Again, remembering that September is May for the poor antipodes, who have many things topsy-turvy: —

“September comes in with the wind of the west,
And the spring in her raiment.
September, the maid with the swift, silver feet,
She glides, and she graces
The valleys of coolness, the slopes of heat,
With her blossomy traces.”

This has in it more than an alliterative resemblance to Swinburne’s “lisp of leaves and ripple of rain.”

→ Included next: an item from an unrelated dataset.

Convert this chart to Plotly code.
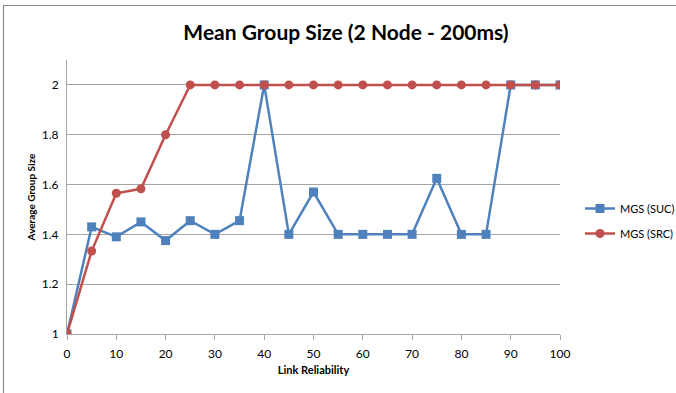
import plotly.graph_objects as go

x_vals = [0, 5, 10, 15, 20, 25, 30, 35, 40, 45, 50, 55, 60, 65, 70, 75, 80, 85, 90, 95, 100]
mgs_suc = [1.0, 1.43, 1.39, 1.45, 1.375, 1.455, 1.4, 1.455, 2.0, 1.4, 1.57, 1.4, 1.4, 1.4, 1.4, 1.625, 1.4, 1.4, 2.0, 2.0, 2.0]
mgs_src = [1.0, 1.333, 1.565, 1.583, 1.8, 2.0, 2.0, 2.0, 2.0, 2.0, 2.0, 2.0, 2.0, 2.0, 2.0, 2.0, 2.0, 2.0, 2.0, 2.0, 2.0]
y_ticks = [1, 1.2, 1.4, 1.6, 1.8, 2]
y_tick_labels = ["1", "1.2", "1.4", "1.6", "1.8", "2"]
x_ticks = [0, 10, 20, 30, 40, 50, 60, 70, 80, 90, 100]

W, H = 676, 393
L, R, T, B = 67, 116, 60, 59
pw, ph = W - L - R, H - T - B

font = "Lato, Carlito, Calibri, sans-serif"
gray = "#a6a6a6"

fig = go.Figure()
fig.add_trace(go.Scatter(
    x=x_vals, y=mgs_suc, name="MGS (SUC)", mode="lines+markers", legendgroup="suc",
    line=dict(color="#4F81BD", width=2.5),
    marker=dict(symbol="square", size=9, color="#4F81BD"),
))
fig.add_trace(go.Scatter(
    x=x_vals, y=mgs_src, name="MGS (SRC)", mode="lines+markers", legendgroup="src",
    line=dict(color="#C0504D", width=2.5),
    marker=dict(symbol="circle", size=9, color="#C0504D"),
))

def px_x(p):
    return (p - L) / pw

def px_y(p):
    return (H - B - p) / ph

fig.add_shape(type="rect", xref="paper", yref="paper",
              x0=px_x(3.5), x1=px_x(680), y0=px_y(398), y1=px_y(5.5),
              line=dict(color="#8c8c8c", width=1.2), fillcolor="rgba(0,0,0,0)",
              layer="below")

fig.update_layout(
    width=W, height=H,
    margin=dict(l=L, r=R, t=T, b=B, autoexpand=False),
    paper_bgcolor="white", plot_bgcolor="white",
    title=dict(text="<b>Mean Group Size (2 Node - 200ms)</b>", x=px_x(346), xanchor="center",
               xref="paper", y=1 - 33 / H, yanchor="middle",
               font=dict(family=font, size=21, color="black")),
    font=dict(family=font, color="black"),
    legend=dict(x=px_x(580), xanchor="left", y=px_y(221), yanchor="middle",
                font=dict(family=font, size=11, color="black"),
                bgcolor="rgba(0,0,0,0)", itemwidth=30, tracegroupgap=6),
    showlegend=True,
)
fig.update_xaxes(
    range=[0, 100], tickvals=x_ticks, ticktext=[str(v) for v in x_ticks],
    showgrid=False, zeroline=False, showline=True, linecolor=gray, linewidth=1,
    ticks="outside", ticklen=5, tickcolor=gray, ticklabelstandoff=4,
    tickfont=dict(family=font, size=12, color="black"),
    title=dict(text="<b>Link Reliability</b>", font=dict(family=font, size=11, color="black"), standoff=5),
)
fig.update_yaxes(
    range=[1, 2.1], tickvals=y_ticks, ticktext=y_tick_labels,
    showgrid=True, gridcolor=gray, gridwidth=1, zeroline=False,
    showline=True, linecolor=gray, linewidth=1,
    ticks="", ticklabelstandoff=5, tickfont=dict(family=font, size=12, color="black"),
    title=dict(text="<b>Average Group Size</b>", font=dict(family=font, size=10, color="black"), standoff=4),
)

fig.write_html("out.html")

But who can carp against an amiable poet who thus disarms his critic in his Prefatory Sonnets ? —

“ So take these kindly, even though there be
Some notes that unto other lyres belong,
Stray echoes from the elder sons of song;
And think how from its neighboring native sea
The pensive shell doth borrow melody.”

Kendall’s faults — and he has plenty of them — are largely the result of a want of real culture. Errors in taste are not frequent. Some of his devices for a rhyme are so naive as to raise a smile. In the weird, and we may add distasteful poem, From Cooranbean, — by the way, a great favorite among the Australians, — fifty-seven years are described as “ these forty-nine winters and eight; ” and further on, the exigencies of the rhyme demanding, “ fifty-four winters and three.” The advantages of this arithmetical method are patent when the torturing of a rhyme is in question.

With characteristic energy the Australian critics praise those poems which deal most with their own flora and fauna. Beyond the peradventure of a doubt they are the best judges of these matters; and we blush to acknowledge that we have never seen a wattle-blossom, nor heard the moko-moko’s bell or the warrigal’s bark.

There may be a future for poetry among the antipodes, but much is to be done before a man can rise among them sufficiently great to challenge a place for himself in English literature. Most of what Australians have written is newspaper verse, deservedly as ephemeral as newspaper prose ; and until Australian writers can cease to say, “ The character of Australian poetry is now determined a good deal by the taste of the editors of the great weekly papers,” but little advancement can be predicted.